The move to a renewable economy requires that we think about what we consume and what we throw away. While thought alone does not translate into action, behavior change still requires new learning and evolving values. In the case of waste management, it also requires government programs. If a New Yorker wants to recycle food waste, it's not the same as a rural resident starting a compost heap in the yard. In the case of New York's program, it requires distinctive colored large plastic bins and a place to keep them in a building's basement. The city also needs to have a well-managed system to collect and process the organic waste. This requires integration of individual behavior, government standard operating procedures and the work of private contractors.

The sustainability benefit in the case of food waste is closing the cycle of food production and consumption. Some of the waste generated by food consumption can be used to create the fertilizer for new food production. Unfortunately, a problem with closing this cycle is that it requires energy to transport and process the waste. Only when the energy itself is renewable is this process truly sustainable. But the long journey to a renewable economy begins with small steps, such as setting up a process for collecting food waste and convincing people to use that process.

The idea that individual behavior alone can lead to a sustainable economy is one that I have always rejected. But that does not mean that we do not need changed behavior. As in this case, we need changes in attitudes, values, and behavior, linked to new technologies and changes in public policy and management routines. We need to learn from our successes and our failures and recognize that the process we are engaged in is nothing less than the one we saw when we transformed ourselves from an agrarian, rural society to an industrial, urban one.

I am encouraged by New York City's food waste program and proud of the role of one of our graduates in making that program work. When you read the piece in the New York Times, you can't help but recognize the spirit of public service and dedication of the two environmental professionals who are profiled. Their energy and brainpower multiplied across their generation is what I am counting on to make this transition real.
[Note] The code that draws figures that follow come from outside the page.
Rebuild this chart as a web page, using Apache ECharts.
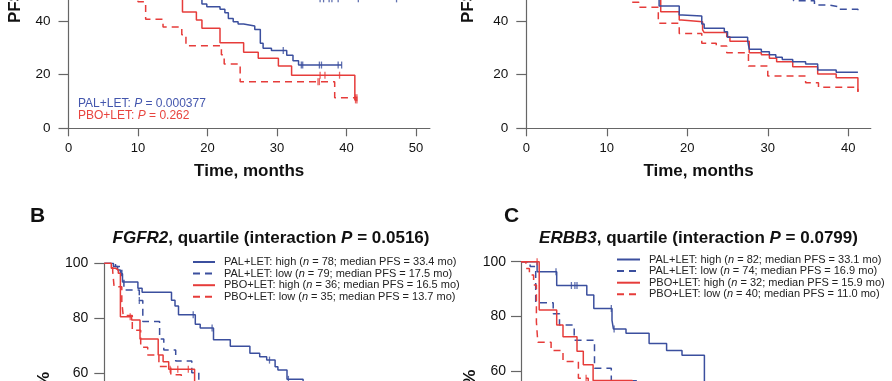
<!DOCTYPE html>
<html><head><meta charset="utf-8">
<script src="https://cdn.jsdelivr.net/npm/echarts@6/dist/echarts.min.js"></script>
<style>html,body{margin:0;padding:0;background:#fff}#c{width:892px;height:381px}</style>
</head><body><div id="c"></div>
<script>
// ---------- DATA ----------
// Top-left panel (time in months, PFS %)
const tlPalSolid = [[18.0,49.5],[19.2,46.4],[19.9,45.4],[21.8,44.4],[22.5,43.1],[23.0,41.0],[23.7,39.8],[24.4,38.9],[25.2,38.2],[26.8,36.9],[27.6,31.7],[28.0,29.9],[29.2,29.0],[31.4,27.3],[32.3,25.2],[33.1,23.6],[39.3,23.6]];
const tlPalSolidCens = [30.9,33.5,33.7,36.1,36.4,38.8,39.3];
const tlPalDashed = [[30.0,48.3],[47.3,48.3]];
const tlPalDashedCens = [36.2,36.7,37.5,37.9,38.8,41.7,47.2];
const tlPboSolid = [[15.5,49.5],[16.4,43.4],[18.4,40.4],[19.2,37.3],[21.8,31.9],[25.2,28.4],[27.3,26.1],[30.2,23.2],[32.1,19.8],[41.2,10.6],[41.5,10.6]];
const tlPboSolidCens = [36.2,36.9,39.0,41.3,41.5];
const tlPboDashed = [[9.0,49.5],[10.0,47.2],[11.1,40.7],[13.6,37.8],[16.3,34.9],[16.9,30.8],[22.0,27.4],[22.4,24.0],[24.7,17.4],[38.3,11.4],[41.5,11.4]];
const tlPboDashedCens = [35.9,36.1,41.3,41.5];
const tlPText = ['PAL+LET: ', ' = 0.000377', 'PBO+LET: ', ' = 0.262'];

// Top-right panel
const trPalSolid = [[15.5,49.5],[16.5,45.6],[19.0,42.3],[19.4,41.9],[21.8,38.9],[22.1,37.3],[24.6,36.0],[25.0,34.0],[27.5,32.7],[27.7,29.5],[29.2,28.6],[30.2,27.4],[31.0,26.5],[31.8,25.7],[33.1,24.8],[34.7,24.0],[36.2,21.8],[38.5,20.9],[41.2,20.9]];
const trPalDashed = [[30.0,49.5],[33.2,47.6],[35.8,46.0],[37.7,45.3],[38.9,44.4],[41.2,42.3]];
const trPboSolid = [[15.5,49.5],[16.7,43.5],[19.0,40.4],[19.3,39.8],[21.9,36.7],[22.1,35.7],[24.9,34.2],[25.3,32.5],[27.7,28.2],[29.2,27.4],[30.2,26.1],[31.1,24.8],[33.1,23.0],[36.2,20.3],[38.5,18.9],[41.2,13.7]];
const trPboDashed = [[12.5,49.5],[13.0,47.0],[14.0,45.2],[16.4,39.2],[19.0,35.4],[21.8,31.7],[23.6,30.7],[24.9,28.2],[27.6,23.2],[30.0,19.5],[34.7,17.0],[36.3,15.3],[41.2,13.5]];

// Panel B: FGFR2
const bGroups = ['PAL+LET: high','PAL+LET: low','PBO+LET: high','PBO+LET: low'];
const bN = [78,79,36,35];
const bMedian = ['33.4','17.5','16.5','13.7'];
const bPalHigh = [[0,100],[1.3,98.8],[1.9,97.6],[2.3,96.2],[2.6,93.2],[4.8,90.9],[5.4,89.5],[9.6,86.6],[10.1,84.5],[10.6,81.3],[13.0,77.8],[13.7,76.5],[15.6,72.2],[18.0,69.8],[20.8,67.3],[22.2,66.0],[23.2,64.8],[24.4,62.4],[24.8,61.2],[26.1,57.8],[28.4,55.0],[33.4,49.0]];
const bPalHighCens = [12.7,15.4,23.6,26.3];
const bPalLow = [[0,100],[1.6,98.8],[2.5,95.5],[2.8,90.3],[5.0,86.5],[5.5,78.8],[7.9,72.5],[8.5,68.5],[10.2,64.5],[12.5,60.2],[13.5,55.0],[17.5,49.0]];
const bPalLowCens = [5.0];
const bPboHigh = [[0,100],[1.0,98.2],[1.6,97.6],[2.0,96.4],[2.3,80.6],[3.9,79.4],[5.1,72.5],[7.7,66.7],[8.4,64.2],[9.2,61.5],[12.9,55.0],[16.5,49.0]];
const bPboHighCens = [3.7,9.4,10.5,12.0];
const bPboLow = [[0,100],[1.2,97.1],[1.4,91.5],[2.5,86.0],[2.7,81.0],[4.0,75.7],[5.2,69.5],[6.2,66.7],[7.8,62.5],[9.5,59.5],[11.0,56.0],[13.7,48.6]];

// Panel C: ERBB3
const cN = [82,74,32,40];
const cMedian = ['33.1','16.9','15.9','11.0'];
const cPalHigh = [[0,100],[2.3,96.3],[5.1,91.3],[9.4,87.8],[10.4,82.9],[13.0,78.5],[13.2,75.4],[15.0,73.8],[18.3,70.1],[20.8,67.5],[23.0,65.8],[26.2,55.0],[33.1,49.0]];
const cPalHighCens = [5.0,7.2,7.7,8.0,12.9,13.3];
const cPalLow = [[0,100],[1.3,98.2],[2.1,85.0],[4.6,81.0],[5.5,76.8],[7.6,71.3],[10.5,61.0],[12.9,56.4],[16.9,49.0]];
const cPboHigh = [[0,100],[2.6,82.3],[5.1,76.8],[6.0,72.5],[8.0,67.2],[8.9,62.3],[10.3,56.5],[15.9,49.0]];
const cPboHighCens = [2.3];
const cPboLow = [[0,100],[0.7,97.5],[1.2,95.1],[1.8,91.5],[2.2,78.0],[2.4,70.5],[4.3,67.5],[6.0,63.5],[8.2,57.4],[9.6,54.0],[11.0,49.0]];
const cPboLowCens = [9.3];

const xTicksTL = [0,10,20,30,40,50];
const xTicksTR = [0,10,20,30,40];
const xTicksB = [0,10,20,30,40,50];

// ---------- STYLE ----------
const FONT = 'Liberation Sans, Arial, Helvetica, sans-serif';
const BLUE = '#3b4f9e';
const RED = '#e63c3a';
const AX = '#666';

function survAt(curve, t) {
  let v = curve[0][1];
  for (const p of curve) { if (p[0] <= t) v = p[1]; }
  return v;
}
function curve(name, data, color, dashed, idx) {
  return {name, type:'line', xAxisIndex:idx, yAxisIndex:idx, data, step:'end',
    symbol:'none', showSymbol:false, animation:false, silent:true, z:2,
    lineStyle:{color, width:1.5, type: dashed ? [7,5] : 'solid'}, itemStyle:{color}};
}
function cens(name, curveData, times, color, idx) {
  return {name, type:'scatter', xAxisIndex:idx, yAxisIndex:idx,
    data: times.map(t => [t, survAt(curveData, t)]),
    symbol:'rect', symbolSize:[1.3,7], itemStyle:{color}, animation:false, silent:true, z:3};
}
function xAxis(idx, max, ticks, show) {
  return {type:'value', gridIndex:idx, min:0, max, show,
    name:'Time, months', nameLocation:'middle', nameGap:35,
    nameTextStyle:{fontFamily:FONT, fontWeight:'bold', fontSize:17, color:'#111'},
    axisLine:{show:true, onZero:false, lineStyle:{color:AX, width:1.2}},
    axisTick:{show:true, length:8, customValues:ticks, lineStyle:{color:AX, width:1.2}},
    axisLabel:{show:true, customValues:ticks, margin:14, fontFamily:FONT, fontSize:13, color:'#111'},
    splitLine:{show:false}};
}
function yAxis(idx, gap, fs, margin) {
  return {type:'value', gridIndex:idx, min:0, max:100, interval:20,
    name:'PFS, %', nameLocation:'middle', nameGap:gap,
    nameTextStyle:{fontFamily:FONT, fontWeight:'bold', fontSize:17, color:'#111'},
    axisLine:{show:true, onZero:false, lineStyle:{color:AX, width:1.2}},
    axisTick:{show:true, length:10, lineStyle:{color:AX, width:1.2}},
    axisLabel:{margin, fontFamily:FONT, fontSize:fs, color:'#111'},
    splitLine:{show:false}};
}
const bNames = bGroups.map((g,i) => `${g} (n = ${bN[i]}; median PFS = ${bMedian[i]} mo)`);
const cNames = bGroups.map((g,i) => `${g} (n = ${cN[i]}; median PFS = ${cMedian[i]} mo)`);

function legend(left, top, names, w) {
  return {show:true, orient:'vertical', left, top, padding:0, itemWidth:w, itemHeight:9, itemGap:0.6,
    selectedMode:false, data:names, itemStyle:{opacity:0, borderWidth:0},
    formatter: n => n.replace('(n =', '({it|n} ='),
    textStyle:{fontFamily:FONT, fontSize:11, color:'#222', lineHeight:9, padding:[0,0,0,4],
      rich:{it:{fontFamily:FONT, fontSize:11, fontStyle:'italic', color:'#222', lineHeight:9}}}};
}

const series = [
  curve('tl PBO dashed', tlPboDashed, RED, true, 0),
  curve('tl PBO solid', tlPboSolid, RED, false, 0),
  curve('tl PAL dashed', tlPalDashed, BLUE, true, 0),
  curve('tl PAL solid', tlPalSolid, BLUE, false, 0),
  cens('tl c1', tlPboDashed, tlPboDashedCens, RED, 0),
  cens('tl c2', tlPboSolid, tlPboSolidCens, RED, 0),
  cens('tl c3', tlPalDashed, tlPalDashedCens, BLUE, 0),
  cens('tl c4', tlPalSolid, tlPalSolidCens, BLUE, 0),

  curve('tr PBO dashed', trPboDashed, RED, true, 1),
  curve('tr PBO solid', trPboSolid, RED, false, 1),
  curve('tr PAL dashed', trPalDashed, BLUE, true, 1),
  curve('tr PAL solid', trPalSolid, BLUE, false, 1),

  curve(bNames[0], bPalHigh, BLUE, false, 2),
  curve(bNames[1], bPalLow, BLUE, true, 2),
  curve(bNames[2], bPboHigh, RED, false, 2),
  curve(bNames[3], bPboLow, RED, true, 2),
  cens('b c1', bPalHigh, bPalHighCens, BLUE, 2),
  cens('b c2', bPalLow, bPalLowCens, BLUE, 2),
  cens('b c3', bPboHigh, bPboHighCens, RED, 2),

  curve(cNames[0], cPalHigh, BLUE, false, 3),
  curve(cNames[1], cPalLow, BLUE, true, 3),
  curve(cNames[2], cPboHigh, RED, false, 3),
  curve(cNames[3], cPboLow, RED, true, 3),
  cens('c c1', cPalHigh, cPalHighCens, BLUE, 3),
  cens('c c3', cPboHigh, cPboHighCens, RED, 3),
  cens('c c4', cPboLow, cPboLowCens, RED, 3)
];

function txt(x, y, text, size, weight, color, align) {
  return {type:'text', x, y, silent:true, style:{text, fill:color, fontFamily:FONT, fontSize:size, fontWeight:weight,
    align, verticalAlign:'middle',
    rich:{i:{fontFamily:FONT, fontSize:size, fontWeight:weight, fontStyle:'italic', fill:color, color}}}};
}

const G = {outerBoundsMode:'none', containLabel:false};
const option = {
  backgroundColor:'#fff',
  animation:false,
  grid:[
    Object.assign({left:68.5, top:-139.7, width:361.4, height:268}, G),
    Object.assign({left:526.3, top:-139.7, width:344.5, height:268}, G),
    Object.assign({left:104.3, top:263.3, width:364, height:275}, G),
    Object.assign({left:521, top:261.7, width:364, height:273.3}, G)
  ],
  xAxis:[xAxis(0,52,xTicksTL,true), xAxis(1,42.8,xTicksTR,true), xAxis(2,52,xTicksB,true), xAxis(3,52,xTicksB,true)],
  yAxis:[yAxis(0,43.5,13.5,18), yAxis(1,49,13.5,18), yAxis(2,51,14,16), yAxis(3,38,14,15)],
  legend:[legend(192,256.5,bNames,22), legend(616,254,cNames,23)],
  series,
  graphic:[
    txt(78,104, tlPText[0] + '{i|P}' + tlPText[1], 12, 'normal', '#4356ad', 'left'),
    txt(78,116, tlPText[2] + '{i|P}' + tlPText[3], 12, 'normal', '#e8453f', 'left'),
    txt(30,216,'B',21,'bold','#111','left'),
    txt(504,216,'C',21,'bold','#111','left'),
    txt(271,238,'{i|FGFR2}, quartile (interaction {i|P} = 0.0516)',17,'bold','#111','center'),
    txt(698.5,238,'{i|ERBB3}, quartile (interaction {i|P} = 0.0799)',17,'bold','#111','center')
  ]
};
const chart = echarts.init(document.getElementById('c'), null, {renderer:'canvas'});
chart.setOption(option);
</script>
</body></html>
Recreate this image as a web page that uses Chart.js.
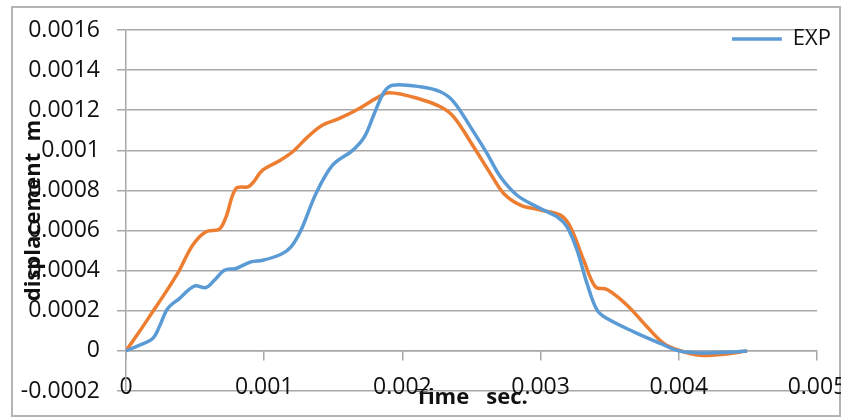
<!DOCTYPE html>
<html>
<head>
<meta charset="utf-8">
<script src="https://cdn.jsdelivr.net/npm/chart.js@4.4.1/dist/chart.umd.min.js"></script>
<style>
  html, body { margin: 0; padding: 0; background: #fff; }
  #wrap { position: relative; width: 841px; height: 418px; overflow: hidden; }
  #frame { position: absolute; left: 11px; top: 6px; width: 830px; height: 411px; border: 2px solid #b4b4b4; box-sizing: border-box; }
  #chart { position: absolute; left: 0; top: 0; }
</style>
</head>
<body>
<div id="wrap">
  <div id="frame"></div>
  <canvas id="chart" width="841" height="418"></canvas>
</div>
<script>
// Measured displacement (EXP)
const expTime = [0, 0.000096, 0.000193, 0.000241, 0.000302, 0.000386, 0.000494, 0.000579, 0.000639, 0.000712,
  0.000796, 0.000904, 0.000989, 0.001122, 0.001194, 0.001266, 0.001375, 0.001495, 0.00164, 0.001725,
  0.001797, 0.001869, 0.00193, 0.00213, 0.002275, 0.002371, 0.002492, 0.002613, 0.002709, 0.00283,
  0.002974, 0.003119, 0.003191, 0.003264, 0.003336, 0.003409, 0.003481, 0.003674, 0.003867, 0.004,
  0.004156, 0.004397, 0.004494];
const expDisp = [0, 0.000028, 0.000062, 0.00012, 0.000211, 0.000261, 0.000323, 0.000316, 0.000352, 0.000402,
  0.000411, 0.000444, 0.000452, 0.000482, 0.000519, 0.000602, 0.000785, 0.000926, 0.001, 0.001067,
  0.001184, 0.001292, 0.001325, 0.001317, 0.001292, 0.001242, 0.001117, 0.000984, 0.000868, 0.000776,
  0.000718, 0.000668, 0.000618, 0.000502, 0.000336, 0.000203, 0.000161, 0.000095, 0.000037, 0,
  -0.00001, -0.000006, 0];

// Simulated displacement
const simTime = [0, 0.000096, 0.000193, 0.000289, 0.000386, 0.000482, 0.000579, 0.000675, 0.000724, 0.000796,
  0.000892, 0.000989, 0.00111, 0.001206, 0.001315, 0.001423, 0.001544, 0.001688, 0.001809, 0.001905,
  0.00213, 0.002275, 0.002371, 0.002516, 0.002637, 0.002733, 0.002854, 0.002999, 0.003143, 0.003216,
  0.003312, 0.003397, 0.003481, 0.003626, 0.00377, 0.003891, 0.004, 0.004156, 0.004325, 0.004494];
const simDisp = [0, 0.000095, 0.000195, 0.000294, 0.000402, 0.000527, 0.000594, 0.000607, 0.000668, 0.00081,
  0.000821, 0.000901, 0.000948, 0.000993, 0.001067, 0.001126, 0.001159, 0.001209, 0.001259, 0.001287,
  0.001255, 0.001217, 0.001167, 0.001017, 0.000884, 0.000785, 0.000727, 0.000702, 0.000677, 0.000618,
  0.000452, 0.000319, 0.000306, 0.000228, 0.00012, 0.000037, 0.000003, -0.000022, -0.000017, 0];

const xTicks = { min: 0, max: 0.005, step: 0.001 };
const yTicks = { min: -0.0002, max: 0.0016, step: 0.0002 };

const FONT = '"Open Sans", sans-serif';
const GRID = '#a8a8a8';
const TEXT = '#111';

function toPoints(xs, ys) {
  return xs.map((x, i) => ({ x: x, y: ys[i] }));
}

function fmt(v) {
  return String(+v.toFixed(6));
}

// put the legend in the top right corner, over the plot
const legendSpot = {
  id: 'legendSpot',
  afterLayout(chart) {
    const lg = chart.legend;
    if (!lg) return;
    lg.right = 841;
    lg.left = lg.right - lg.width;
    lg.top = 28;
    lg.bottom = lg.top + lg.height;
  }
};

new Chart(document.getElementById('chart'), {
  type: 'line',
  data: {
    datasets: [
      {
        label: 'EXP',
        data: toPoints(expTime, expDisp),
        borderColor: '#5B9BD5',
        backgroundColor: '#5B9BD5',
        borderWidth: 3.5,
        pointRadius: 0,
        pointStyle: 'line',
        tension: 0.35
      },
      {
        label: 'FEM',
        data: toPoints(simTime, simDisp),
        borderColor: '#ED7D31',
        backgroundColor: '#ED7D31',
        borderWidth: 3.5,
        pointRadius: 0,
        pointStyle: 'line',
        tension: 0.35
      }
    ]
  },
  options: {
    responsive: false,
    animation: false,
    devicePixelRatio: 1,
    layout: { padding: { top: 30, right: 24, bottom: 0, left: 0 } },
    plugins: {
      tooltip: { enabled: false },
      legend: {
        position: 'chartArea',
        align: 'start',
        labels: {
          usePointStyle: true,
          pointStyle: 'line',
          pointStyleWidth: 50,
          padding: 0,
          color: TEXT,
          font: { family: FONT, size: 22 },
          filter: item => item.datasetIndex === 0
        }
      }
    },
    scales: {
      // axis line with tick marks, sitting on y = 0
      x: {
        type: 'linear',
        position: { y: 0 },
        min: xTicks.min,
        max: xTicks.max,
        ticks: { stepSize: xTicks.step, display: false },
        grid: { drawOnChartArea: false, drawTicks: true, tickLength: 9, color: GRID, lineWidth: 1.5 },
        border: { display: true, color: GRID, width: 1.5 },
        afterFit(s) { s.paddingLeft = 0; s.paddingRight = 0; }
      },
      // tick labels and title along the bottom (mirrored so they may rise over the last gridline)
      xLabels: {
        type: 'linear',
        axis: 'x',
        position: 'bottom',
        min: xTicks.min,
        max: xTicks.max,
        ticks: { stepSize: xTicks.step, mirror: true, padding: -10, maxRotation: 0, color: TEXT, font: { family: FONT, size: 23 }, callback: fmt },
        grid: { display: false, drawTicks: false },
        border: { display: false },
        title: { display: true, text: 'Time   sec.', color: TEXT, font: { family: FONT, size: 22, weight: 'bold' }, padding: { top: 0, bottom: 7 } },
        afterFit(s) { s.height = 27; s.paddingLeft = 0; s.paddingRight = 0; }
      },
      y: {
        type: 'linear',
        min: yTicks.min,
        max: yTicks.max,
        ticks: { stepSize: yTicks.step, padding: 17, color: TEXT, font: { family: FONT, size: 23 }, callback: fmt },
        grid: { color: GRID, lineWidth: 1.5, drawTicks: true, tickLength: 9 },
        border: { display: true, color: GRID, width: 1.5 },
        title: { display: true, text: 'displacement  m', color: TEXT, font: { family: FONT, size: 22, weight: 'bold' }, padding: { top: 21, bottom: 0 } },
        afterFit(s) { s.width = 126; s.paddingTop = 0; s.paddingBottom = 0; }
      }
    }
  },
  plugins: [legendSpot]
});
</script>
</body>
</html>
But I am also counting on large-scale public policy and government programs. The food waste program will need to grow to serve more of the city and eventually cover the entire city. The city also needs help from the state of New York. At the state level, it's time to raise the deposit on beverage containers. While New York is one of only 11 states that has a deposit law, the state's bottle bill was enacted in 1982 and the nickel deposit has not been raised since then. A nickel is worth a lot less than it was three decades ago. Deposits should also be charged for all beverage containers including those used for milk and juice. We should begin to consider other types of packaging fees to reduce unnecessary packaging and with it the volume of waste we are generating. Modern waste management requires creative, proactive public policy. New York City's food waste program is a great initiative. Let's build on it and do more to reduce the heaps of garbage we still bury in the ground.